Question

The \[10.6\] gm of a substance of molecular weight \[106\] was dissolved in \[100ml\]. \[10ml\] of this solution was pipetted out into a \[1000ml\] flask and made up to the mark with distilled water. The molarity of the resulting solution is:
A.\[1M\]
B.\[{10^{ - 2}}M\]
C.\[{10^{ - 3}}M\]
D.\[{10^{ - 4}}M\]

Answer 1

Hint: The molarity can be calculated from the number of moles and volume of solution in liters. Moles of solute can be calculated from weight and molar mass of a substance. The volume and molarity have the relation and the molarity can be calculated by substituting the volume in that formula.

Formula used:
\[{M_1}{V_1} = {M_2}{V_2}\]
\[{M_1}\] is the initial molarity
\[{V_1}\] is the initial volume
\[{M_2}\] is the final molarity
\[{V_2}\] is the final volume

Complete answer:
Molarity is also known as molar concentration.

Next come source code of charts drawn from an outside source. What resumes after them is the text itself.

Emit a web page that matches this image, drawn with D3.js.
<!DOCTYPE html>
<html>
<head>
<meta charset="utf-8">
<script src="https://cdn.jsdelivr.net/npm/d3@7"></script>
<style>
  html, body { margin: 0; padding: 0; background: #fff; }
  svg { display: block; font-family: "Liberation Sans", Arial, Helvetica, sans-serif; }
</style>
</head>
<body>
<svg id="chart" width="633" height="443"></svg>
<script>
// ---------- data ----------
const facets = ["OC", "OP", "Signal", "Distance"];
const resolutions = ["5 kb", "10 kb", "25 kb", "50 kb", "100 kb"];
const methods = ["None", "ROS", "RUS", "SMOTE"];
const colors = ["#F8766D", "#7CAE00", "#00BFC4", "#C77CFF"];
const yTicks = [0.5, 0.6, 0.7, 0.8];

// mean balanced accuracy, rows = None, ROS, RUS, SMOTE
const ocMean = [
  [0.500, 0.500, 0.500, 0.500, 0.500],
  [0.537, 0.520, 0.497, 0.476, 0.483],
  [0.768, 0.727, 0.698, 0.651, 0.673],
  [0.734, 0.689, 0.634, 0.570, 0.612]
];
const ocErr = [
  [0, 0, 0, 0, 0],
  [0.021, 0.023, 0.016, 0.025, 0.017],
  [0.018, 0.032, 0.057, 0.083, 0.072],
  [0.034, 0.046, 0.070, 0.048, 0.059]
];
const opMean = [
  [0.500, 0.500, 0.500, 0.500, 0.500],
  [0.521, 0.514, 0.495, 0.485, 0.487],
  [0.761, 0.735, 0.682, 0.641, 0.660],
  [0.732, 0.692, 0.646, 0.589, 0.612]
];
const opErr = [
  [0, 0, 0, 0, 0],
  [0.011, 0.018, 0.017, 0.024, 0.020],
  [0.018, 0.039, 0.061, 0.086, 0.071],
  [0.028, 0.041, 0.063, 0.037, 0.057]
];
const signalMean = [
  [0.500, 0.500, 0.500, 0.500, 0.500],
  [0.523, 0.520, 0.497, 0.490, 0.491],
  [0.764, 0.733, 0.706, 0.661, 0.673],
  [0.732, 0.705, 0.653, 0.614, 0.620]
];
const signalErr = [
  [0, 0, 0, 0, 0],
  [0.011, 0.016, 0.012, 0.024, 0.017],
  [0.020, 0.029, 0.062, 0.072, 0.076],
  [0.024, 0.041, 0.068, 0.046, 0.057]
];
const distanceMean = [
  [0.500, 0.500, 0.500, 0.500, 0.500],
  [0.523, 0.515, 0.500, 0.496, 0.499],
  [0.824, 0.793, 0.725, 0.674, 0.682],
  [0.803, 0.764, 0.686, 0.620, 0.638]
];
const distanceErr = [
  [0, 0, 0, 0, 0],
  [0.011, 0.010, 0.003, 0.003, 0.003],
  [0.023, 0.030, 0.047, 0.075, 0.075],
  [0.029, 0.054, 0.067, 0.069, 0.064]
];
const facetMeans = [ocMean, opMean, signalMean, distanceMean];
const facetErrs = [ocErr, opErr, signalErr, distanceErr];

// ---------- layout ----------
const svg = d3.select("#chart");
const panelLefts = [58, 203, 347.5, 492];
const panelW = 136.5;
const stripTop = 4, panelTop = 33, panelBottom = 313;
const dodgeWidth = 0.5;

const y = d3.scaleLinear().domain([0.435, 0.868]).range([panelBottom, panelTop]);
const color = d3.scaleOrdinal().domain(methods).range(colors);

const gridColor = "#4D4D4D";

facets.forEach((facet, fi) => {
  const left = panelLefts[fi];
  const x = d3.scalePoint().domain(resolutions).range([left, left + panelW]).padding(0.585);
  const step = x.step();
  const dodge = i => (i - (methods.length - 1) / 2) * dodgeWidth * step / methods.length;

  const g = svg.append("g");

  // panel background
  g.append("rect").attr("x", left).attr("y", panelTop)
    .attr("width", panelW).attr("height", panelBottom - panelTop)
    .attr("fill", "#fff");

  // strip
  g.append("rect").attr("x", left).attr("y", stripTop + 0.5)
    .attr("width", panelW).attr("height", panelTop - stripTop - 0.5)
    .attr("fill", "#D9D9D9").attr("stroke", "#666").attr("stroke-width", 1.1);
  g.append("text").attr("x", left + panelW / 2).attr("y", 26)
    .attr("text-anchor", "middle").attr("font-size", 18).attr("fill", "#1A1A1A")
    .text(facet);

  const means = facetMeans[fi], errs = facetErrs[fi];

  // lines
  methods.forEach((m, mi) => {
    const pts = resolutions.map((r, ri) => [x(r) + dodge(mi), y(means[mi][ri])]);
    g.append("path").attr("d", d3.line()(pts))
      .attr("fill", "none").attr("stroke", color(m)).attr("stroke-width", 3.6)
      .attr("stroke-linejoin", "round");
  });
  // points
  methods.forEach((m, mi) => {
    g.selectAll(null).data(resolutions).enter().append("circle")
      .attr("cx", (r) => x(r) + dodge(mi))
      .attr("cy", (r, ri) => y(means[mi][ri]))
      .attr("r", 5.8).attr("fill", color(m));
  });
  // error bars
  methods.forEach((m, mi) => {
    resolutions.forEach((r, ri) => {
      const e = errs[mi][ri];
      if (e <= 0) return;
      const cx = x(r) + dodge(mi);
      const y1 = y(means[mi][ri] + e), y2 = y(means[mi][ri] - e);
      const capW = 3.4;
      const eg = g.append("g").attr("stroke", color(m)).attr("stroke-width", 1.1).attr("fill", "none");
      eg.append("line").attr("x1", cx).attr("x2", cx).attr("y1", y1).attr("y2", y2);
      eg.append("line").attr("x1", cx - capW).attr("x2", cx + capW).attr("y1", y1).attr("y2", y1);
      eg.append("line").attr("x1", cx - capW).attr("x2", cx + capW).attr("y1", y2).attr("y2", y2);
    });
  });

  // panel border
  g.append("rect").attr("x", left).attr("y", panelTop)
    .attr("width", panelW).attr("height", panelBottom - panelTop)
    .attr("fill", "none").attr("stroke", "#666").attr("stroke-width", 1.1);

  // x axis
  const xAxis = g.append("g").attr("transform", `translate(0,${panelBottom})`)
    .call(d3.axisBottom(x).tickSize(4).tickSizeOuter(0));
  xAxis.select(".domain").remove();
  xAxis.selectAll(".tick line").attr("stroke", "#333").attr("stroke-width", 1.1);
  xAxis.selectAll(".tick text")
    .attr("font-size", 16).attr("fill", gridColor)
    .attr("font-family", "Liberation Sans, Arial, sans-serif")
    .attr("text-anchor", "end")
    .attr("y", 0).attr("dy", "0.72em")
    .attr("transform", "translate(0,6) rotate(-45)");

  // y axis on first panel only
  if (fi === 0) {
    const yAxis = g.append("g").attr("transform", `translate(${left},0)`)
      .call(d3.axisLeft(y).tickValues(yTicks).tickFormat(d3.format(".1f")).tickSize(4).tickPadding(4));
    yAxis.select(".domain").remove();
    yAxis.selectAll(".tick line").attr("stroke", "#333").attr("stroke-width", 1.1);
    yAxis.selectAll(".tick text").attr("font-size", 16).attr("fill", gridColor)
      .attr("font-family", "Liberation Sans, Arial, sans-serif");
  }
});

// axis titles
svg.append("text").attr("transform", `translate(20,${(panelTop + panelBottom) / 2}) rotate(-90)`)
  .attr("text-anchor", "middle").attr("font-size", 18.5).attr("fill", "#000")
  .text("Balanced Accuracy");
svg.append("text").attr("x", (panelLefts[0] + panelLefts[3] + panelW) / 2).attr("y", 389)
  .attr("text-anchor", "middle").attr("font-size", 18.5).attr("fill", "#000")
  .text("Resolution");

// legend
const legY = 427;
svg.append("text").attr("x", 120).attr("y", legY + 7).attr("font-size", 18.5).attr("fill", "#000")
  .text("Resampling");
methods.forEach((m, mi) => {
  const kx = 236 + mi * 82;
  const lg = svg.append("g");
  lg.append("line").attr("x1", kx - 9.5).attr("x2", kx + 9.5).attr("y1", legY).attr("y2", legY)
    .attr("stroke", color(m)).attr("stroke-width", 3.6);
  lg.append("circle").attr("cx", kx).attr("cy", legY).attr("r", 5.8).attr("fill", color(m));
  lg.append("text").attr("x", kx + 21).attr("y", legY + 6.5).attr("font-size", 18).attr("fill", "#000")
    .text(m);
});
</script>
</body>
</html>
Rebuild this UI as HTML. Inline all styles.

Given that the \[10.6\] gm of a substance of molecular weight \[106\] was dissolved in \[100ml\].
Molarity will be obtained by dividing weight by molar mass and volume of solution in litres. Its volume is in millilitres molarity should multiply with \[1000\] .
By substituting the values, will get
Thus, molarity will be \[\dfrac{{10.6}}{{106}} \times \dfrac{{1000}}{{100}} = 1M\]
The initial molarity \[{M_1}\] is \[1M\]
Initial volume \[{V_1}\] is \[10ml\]
The final volume \[{V_2}\] is \[1000ml\]
By substituting the values in the formula, will get the value of final molarity.
\[{M_2} = \dfrac{{1 \times 10}}{{1000}} = {10^{ - 2}}M\]
Thus, the final molarity is \[{10^{ - 2}}M\]. Therefore, Option (B) is the correct option.

Note:
While calculating the molarity, the volume of solution must be in litres. If the volume of solution is not in litres it should multiply with the value of \[1000\] as molarity is defined as the number of moles of solute dissolved in volume of solution in litres.